BEGIN

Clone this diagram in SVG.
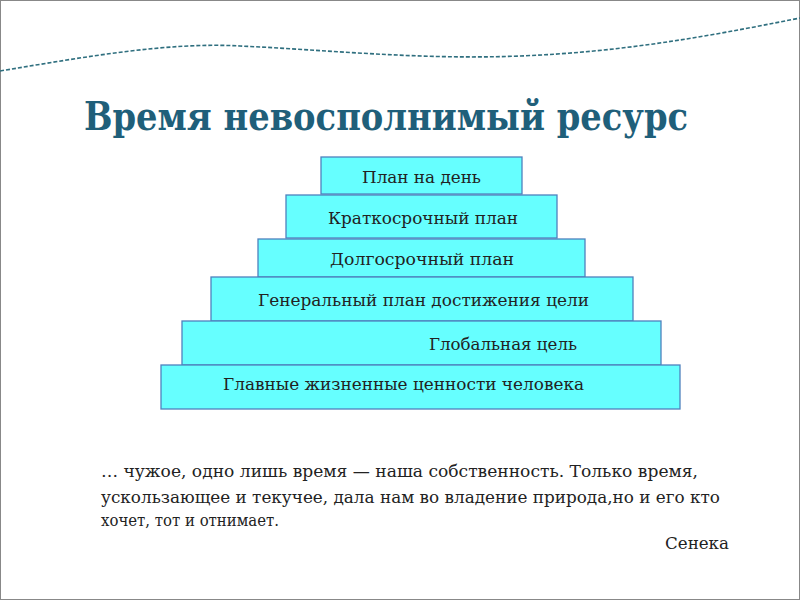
<svg xmlns="http://www.w3.org/2000/svg" width="800" height="600" viewBox="0 0 800 600">
<style>
.box{fill:#66ffff;stroke:#4f81bd;stroke-width:1.3}
.lbl{font-family:"DejaVu Serif","Liberation Serif",serif;font-size:16px;fill:#222}
.q{font-family:"DejaVu Serif","Liberation Serif",serif;font-size:16px;fill:#222}
.title{font-family:"DejaVu Serif",serif;font-size:40px;font-weight:700;fill:#1f5f7a}
.wave{fill:none;stroke:#2f6f7f;stroke-width:1.6;stroke-dasharray:4 2}
</style>
<rect x="0" y="0" width="800" height="600" fill="#ffffff"/>
<rect x="0.5" y="0.5" width="799" height="599" fill="none" stroke="#888" stroke-width="1"/>
<path class="wave" d="M0,71 C90,56 170,42 240,46 C330,50 420,60 520,56 C620,52 700,38 800,18"/>
<text class="title" x="84" y="130" textLength="604" lengthAdjust="spacingAndGlyphs">Время невосполнимый ресурс</text>
<g id="n1"><rect class="box" x="321" y="157" width="201" height="37"/><text class="lbl" x="362" y="183" textLength="119" lengthAdjust="spacingAndGlyphs">План на день</text></g>
<g id="n2"><rect class="box" x="286" y="195" width="271" height="43"/><text class="lbl" x="328" y="224" textLength="190" lengthAdjust="spacingAndGlyphs">Краткосрочный план</text></g>
<g id="n3"><rect class="box" x="258" y="239" width="327" height="38"/><text class="lbl" x="330" y="265" textLength="184" lengthAdjust="spacingAndGlyphs">Долгосрочный план</text></g>
<g id="n4"><rect class="box" x="211" y="277" width="422" height="44"/><text class="lbl" x="258" y="306" textLength="331" lengthAdjust="spacingAndGlyphs">Генеральный план достижения цели</text></g>
<g id="n5"><rect class="box" x="182" y="321" width="479" height="44"/><text class="lbl" x="429" y="350" textLength="148" lengthAdjust="spacingAndGlyphs">Глобальная цель</text></g>
<g id="n6"><rect class="box" x="161" y="365" width="519" height="44"/><text class="lbl" x="223" y="390" textLength="361" lengthAdjust="spacingAndGlyphs">Главные жизненные ценности человека</text></g>
<g id="quote">
<text class="q" x="101" y="477" textLength="597" lengthAdjust="spacingAndGlyphs">… чужое, одно лишь время — наша собственность. Только время,</text>
<text class="q" x="101" y="503" textLength="619" lengthAdjust="spacingAndGlyphs">ускользающее и текучее, дала нам  во владение природа,но и его кто</text>
<text class="q" x="101" y="526" textLength="178" lengthAdjust="spacingAndGlyphs">хочет, тот и отнимает.</text>
<text class="q" x="665" y="549" textLength="64" lengthAdjust="spacingAndGlyphs">Сенека</text>
</g>
</svg>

END

**Your objective**
Every line of the data should be copied as it stands, without the images.

**Output for this exercise**
Clone this diagram in SVG.
<svg xmlns="http://www.w3.org/2000/svg" width="800" height="600" viewBox="0 0 800 600">
<style>
.box{fill:#66ffff;stroke:#4f81bd;stroke-width:1.3}
.lbl{font-family:"DejaVu Serif","Liberation Serif",serif;font-size:16px;fill:#222}
.q{font-family:"DejaVu Serif","Liberation Serif",serif;font-size:16px;fill:#222}
.title{font-family:"DejaVu Serif",serif;font-size:40px;font-weight:700;fill:#1f5f7a}
.wave{fill:none;stroke:#2f6f7f;stroke-width:1.6;stroke-dasharray:4 2}
</style>
<rect x="0" y="0" width="800" height="600" fill="#ffffff"/>
<rect x="0.5" y="0.5" width="799" height="599" fill="none" stroke="#888" stroke-width="1"/>
<path class="wave" d="M0,71 C90,56 170,42 240,46 C330,50 420,60 520,56 C620,52 700,38 800,18"/>
<text class="title" x="84" y="130" textLength="604" lengthAdjust="spacingAndGlyphs">Время невосполнимый ресурс</text>
<g id="n1"><rect class="box" x="321" y="157" width="201" height="37"/><text class="lbl" x="362" y="183" textLength="119" lengthAdjust="spacingAndGlyphs">План на день</text></g>
<g id="n2"><rect class="box" x="286" y="195" width="271" height="43"/><text class="lbl" x="328" y="224" textLength="190" lengthAdjust="spacingAndGlyphs">Краткосрочный план</text></g>
<g id="n3"><rect class="box" x="258" y="239" width="327" height="38"/><text class="lbl" x="330" y="265" textLength="184" lengthAdjust="spacingAndGlyphs">Долгосрочный план</text></g>
<g id="n4"><rect class="box" x="211" y="277" width="422" height="44"/><text class="lbl" x="258" y="306" textLength="331" lengthAdjust="spacingAndGlyphs">Генеральный план достижения цели</text></g>
<g id="n5"><rect class="box" x="182" y="321" width="479" height="44"/><text class="lbl" x="429" y="350" textLength="148" lengthAdjust="spacingAndGlyphs">Глобальная цель</text></g>
<g id="n6"><rect class="box" x="161" y="365" width="519" height="44"/><text class="lbl" x="223" y="390" textLength="361" lengthAdjust="spacingAndGlyphs">Главные жизненные ценности человека</text></g>
<g id="quote">
<text class="q" x="101" y="477" textLength="597" lengthAdjust="spacingAndGlyphs">… чужое, одно лишь время — наша собственность. Только время,</text>
<text class="q" x="101" y="503" textLength="619" lengthAdjust="spacingAndGlyphs">ускользающее и текучее, дала нам  во владение природа,но и его кто</text>
<text class="q" x="101" y="526" textLength="178" lengthAdjust="spacingAndGlyphs">хочет, тот и отнимает.</text>
<text class="q" x="665" y="549" textLength="64" lengthAdjust="spacingAndGlyphs">Сенека</text>
</g>
</svg>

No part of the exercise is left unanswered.